## Start DATA SEGMENT

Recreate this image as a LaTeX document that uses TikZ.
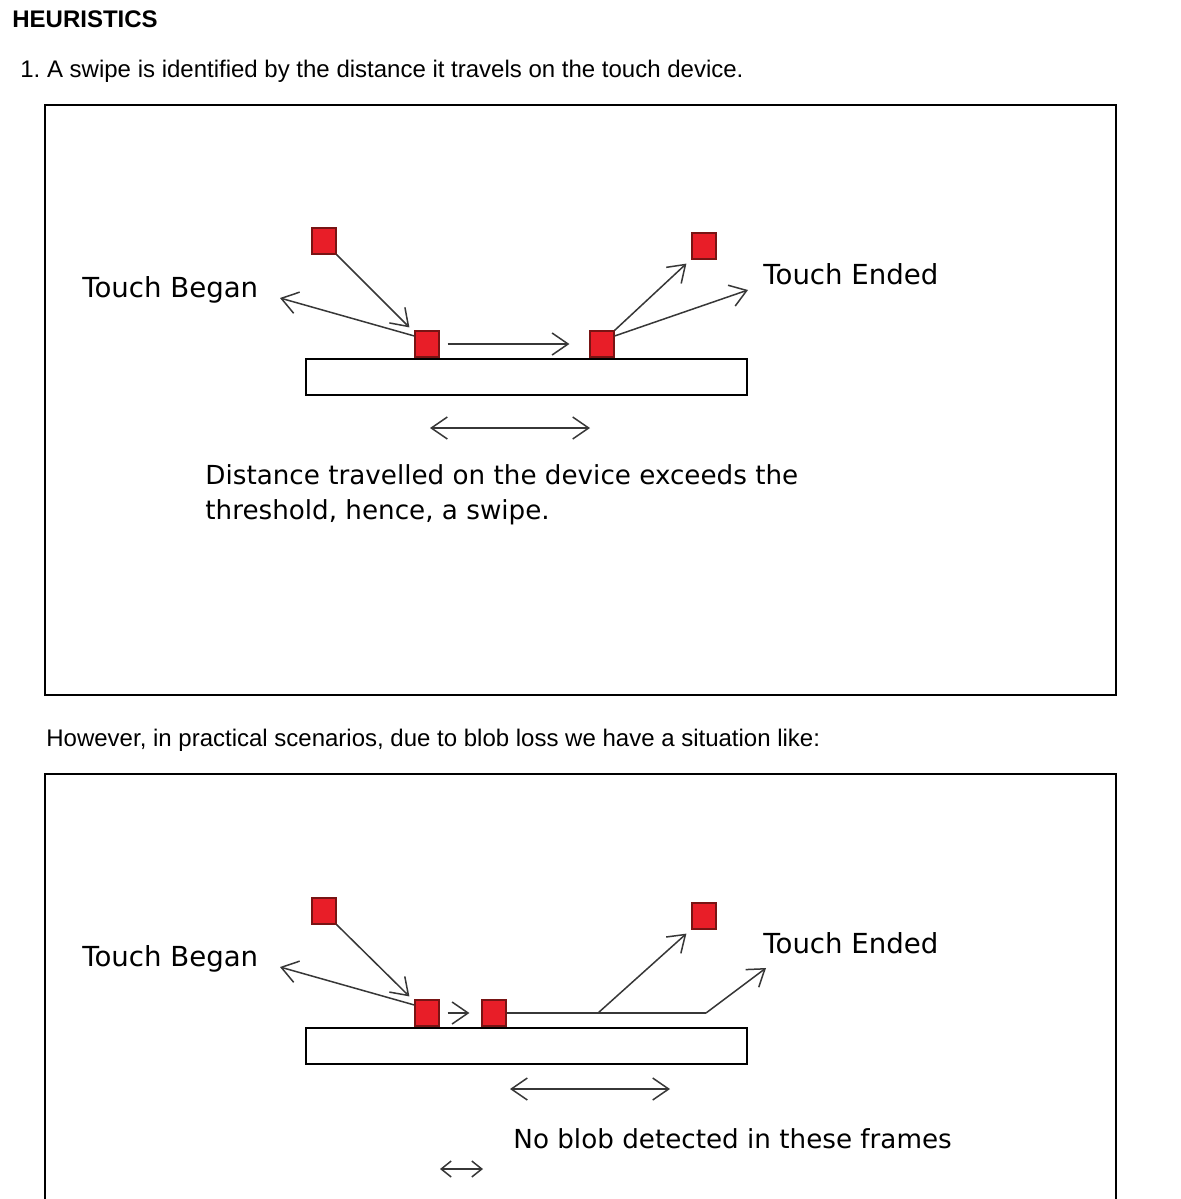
\documentclass[tikz,border=0pt]{standalone}
\usepackage{fontspec}
\setmainfont{Liberation Sans}
\newfontfamily\figfont{DejaVu Sans}
\usetikzlibrary{arrows.meta}

\definecolor{blobred}{RGB}{232,30,40}
\definecolor{blobedge}{RGB}{120,20,20}
\definecolor{pengray}{RGB}{55,55,55}

\tikzset{
  blob/.style={draw=blobedge,fill=blobred,line width=0.6pt,inner sep=0pt,minimum width=12pt,minimum height=13pt},
  move/.style={draw=pengray,line width=0.75pt,-{Straight Barb[length=8pt,width=11pt,line width=0.75pt]}},
  span/.style={draw=pengray,line width=0.75pt,{Straight Barb[length=8pt,width=11pt,line width=0.75pt]}-{Straight Barb[length=8pt,width=11pt,line width=0.75pt]}},
  small span/.style={draw=pengray,line width=0.75pt,{Straight Barb[length=5pt,width=8pt,line width=0.75pt]}-{Straight Barb[length=5pt,width=8pt,line width=0.75pt]}},
  figtext/.style={font=\figfont\fontsize{13.8}{17.5}\selectfont,inner sep=0pt,anchor=west,align=left},
  notetext/.style={figtext,font=\figfont\fontsize{13.1}{17.5}\selectfont},
  pagetext/.style={font=\fontsize{12}{14}\selectfont,inner sep=0pt,anchor=west},
  frame/.style={draw=black,line width=0.8pt}
}

\begin{document}
\begin{tikzpicture}[x=0.5pt,y=0.5pt,yscale=-1]
			\useasboundingbox[fill=white] (0,0) rectangle (1180,1199);

			\node[pagetext,font=\bfseries\fontsize{12}{14}\selectfont] (title) at (12,19) {HEURISTICS};
			\node[pagetext] (rule) at (20,71) {1.\ A swipe is identified by the distance it travels on the touch device.};
			\node[pagetext] (however) at (46,740) {However, in practical scenarios, due to blob loss we have a situation like:};

			\draw[frame] (45,105) rectangle (1116,695);
			\draw[frame] (45,1199) -- (45,774) -- (1116,774) -- (1116,1199);

			\draw[draw=black,line width=0.7pt] (306,359) rectangle (747,395);
			\node[blob] (startA) at (324,241) {};
			\node[blob] (downA) at (427,344) {};
			\node[blob] (upA) at (602,344) {};
			\node[blob] (endA) at (704,246) {};
			\coordinate (beganA) at (280,298);
			\coordinate (endedA) at (748,290);
			\draw[move] (startA.south east) -- ([shift={(-5,-3)}]downA.north west);
			\draw[move] ([yshift=-4]downA.west) -- (beganA);
			\draw[move] ([xshift=4]downA.east) -- ([xshift=-10]upA.west);
			\draw[move] (upA.north east) -- ([shift={(-5,4)}]endA.south west);
			\draw[move] ([yshift=-4]upA.east) -- (endedA);
			\coordinate (spanAl) at (430,428);
			\coordinate (spanAr) at (590,428);
			\draw[span] (spanAl) -- (spanAr);
			\node[figtext] (beganlabelA) at (82,290) {Touch Began};
			\node[figtext] (endedlabelA) at (763,274) {Touch Ended};
			\node[notetext,anchor=north west] (noteA) at (205,464) {Distance travelled on the device exceeds the\\threshold, hence, a swipe.};

			\draw[draw=black,line width=0.7pt] (306,1028) rectangle (747,1064);
			\node[blob] (startB) at (324,911) {};
			\node[blob] (downB) at (427,1013) {};
			\node[blob] (lostB) at (494,1013) {};
			\node[blob] (endB) at (704,916) {};
			\coordinate (beganB) at (280,967);
			\coordinate (liftB) at (598,1013);
			\coordinate (cornerB) at (706,1013);
			\coordinate (endedB) at (766,968);
			\draw[move] (startB.south east) -- ([shift={(-5,-3)}]downB.north west);
			\draw[move] ([yshift=-4]downB.west) -- (beganB);
			\draw[move] ([xshift=4]downB.east) -- ([xshift=-6]lostB.west);
			\draw[draw=pengray,line width=0.75pt] (lostB.east) -- (cornerB);
			\draw[move] (liftB) -- ([shift={(-5,4)}]endB.south west);
			\draw[move] (cornerB) -- (endedB);
			\coordinate (spanBl) at (510,1089);
			\coordinate (spanBr) at (670,1089);
			\draw[span] (spanBl) -- (spanBr);
			\coordinate (gapBl) at (440,1169);
			\coordinate (gapBr) at (483,1169);
			\draw[small span] (gapBl) -- (gapBr);
			\node[figtext] (beganlabelB) at (82,959) {Touch Began};
			\node[figtext] (endedlabelB) at (763,943) {Touch Ended};
			\node[notetext] (noteB) at (513,1139) {No blob detected in these frames};
\end{tikzpicture}
\end{document}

## End DATA SEGMENT

WRITTEN EXERCISE » Skip the images and write out the rest of the listing exactly.

FINISHED TASK »
Recreate this image as a LaTeX document that uses TikZ.
\documentclass[tikz,border=0pt]{standalone}
\usepackage{fontspec}
\setmainfont{Liberation Sans}
\newfontfamily\figfont{DejaVu Sans}
\usetikzlibrary{arrows.meta}

\definecolor{blobred}{RGB}{232,30,40}
\definecolor{blobedge}{RGB}{120,20,20}
\definecolor{pengray}{RGB}{55,55,55}

\tikzset{
  blob/.style={draw=blobedge,fill=blobred,line width=0.6pt,inner sep=0pt,minimum width=12pt,minimum height=13pt},
  move/.style={draw=pengray,line width=0.75pt,-{Straight Barb[length=8pt,width=11pt,line width=0.75pt]}},
  span/.style={draw=pengray,line width=0.75pt,{Straight Barb[length=8pt,width=11pt,line width=0.75pt]}-{Straight Barb[length=8pt,width=11pt,line width=0.75pt]}},
  small span/.style={draw=pengray,line width=0.75pt,{Straight Barb[length=5pt,width=8pt,line width=0.75pt]}-{Straight Barb[length=5pt,width=8pt,line width=0.75pt]}},
  figtext/.style={font=\figfont\fontsize{13.8}{17.5}\selectfont,inner sep=0pt,anchor=west,align=left},
  notetext/.style={figtext,font=\figfont\fontsize{13.1}{17.5}\selectfont},
  pagetext/.style={font=\fontsize{12}{14}\selectfont,inner sep=0pt,anchor=west},
  frame/.style={draw=black,line width=0.8pt}
}

\begin{document}
\begin{tikzpicture}[x=0.5pt,y=0.5pt,yscale=-1]
			\useasboundingbox[fill=white] (0,0) rectangle (1180,1199);

			\node[pagetext,font=\bfseries\fontsize{12}{14}\selectfont] (title) at (12,19) {HEURISTICS};
			\node[pagetext] (rule) at (20,71) {1.\ A swipe is identified by the distance it travels on the touch device.};
			\node[pagetext] (however) at (46,740) {However, in practical scenarios, due to blob loss we have a situation like:};

			\draw[frame] (45,105) rectangle (1116,695);
			\draw[frame] (45,1199) -- (45,774) -- (1116,774) -- (1116,1199);

			\draw[draw=black,line width=0.7pt] (306,359) rectangle (747,395);
			\node[blob] (startA) at (324,241) {};
			\node[blob] (downA) at (427,344) {};
			\node[blob] (upA) at (602,344) {};
			\node[blob] (endA) at (704,246) {};
			\coordinate (beganA) at (280,298);
			\coordinate (endedA) at (748,290);
			\draw[move] (startA.south east) -- ([shift={(-5,-3)}]downA.north west);
			\draw[move] ([yshift=-4]downA.west) -- (beganA);
			\draw[move] ([xshift=4]downA.east) -- ([xshift=-10]upA.west);
			\draw[move] (upA.north east) -- ([shift={(-5,4)}]endA.south west);
			\draw[move] ([yshift=-4]upA.east) -- (endedA);
			\coordinate (spanAl) at (430,428);
			\coordinate (spanAr) at (590,428);
			\draw[span] (spanAl) -- (spanAr);
			\node[figtext] (beganlabelA) at (82,290) {Touch Began};
			\node[figtext] (endedlabelA) at (763,274) {Touch Ended};
			\node[notetext,anchor=north west] (noteA) at (205,464) {Distance travelled on the device exceeds the\\threshold, hence, a swipe.};

			\draw[draw=black,line width=0.7pt] (306,1028) rectangle (747,1064);
			\node[blob] (startB) at (324,911) {};
			\node[blob] (downB) at (427,1013) {};
			\node[blob] (lostB) at (494,1013) {};
			\node[blob] (endB) at (704,916) {};
			\coordinate (beganB) at (280,967);
			\coordinate (liftB) at (598,1013);
			\coordinate (cornerB) at (706,1013);
			\coordinate (endedB) at (766,968);
			\draw[move] (startB.south east) -- ([shift={(-5,-3)}]downB.north west);
			\draw[move] ([yshift=-4]downB.west) -- (beganB);
			\draw[move] ([xshift=4]downB.east) -- ([xshift=-6]lostB.west);
			\draw[draw=pengray,line width=0.75pt] (lostB.east) -- (cornerB);
			\draw[move] (liftB) -- ([shift={(-5,4)}]endB.south west);
			\draw[move] (cornerB) -- (endedB);
			\coordinate (spanBl) at (510,1089);
			\coordinate (spanBr) at (670,1089);
			\draw[span] (spanBl) -- (spanBr);
			\coordinate (gapBl) at (440,1169);
			\coordinate (gapBr) at (483,1169);
			\draw[small span] (gapBl) -- (gapBr);
			\node[figtext] (beganlabelB) at (82,959) {Touch Began};
			\node[figtext] (endedlabelB) at (763,943) {Touch Ended};
			\node[notetext] (noteB) at (513,1139) {No blob detected in these frames};
\end{tikzpicture}
\end{document}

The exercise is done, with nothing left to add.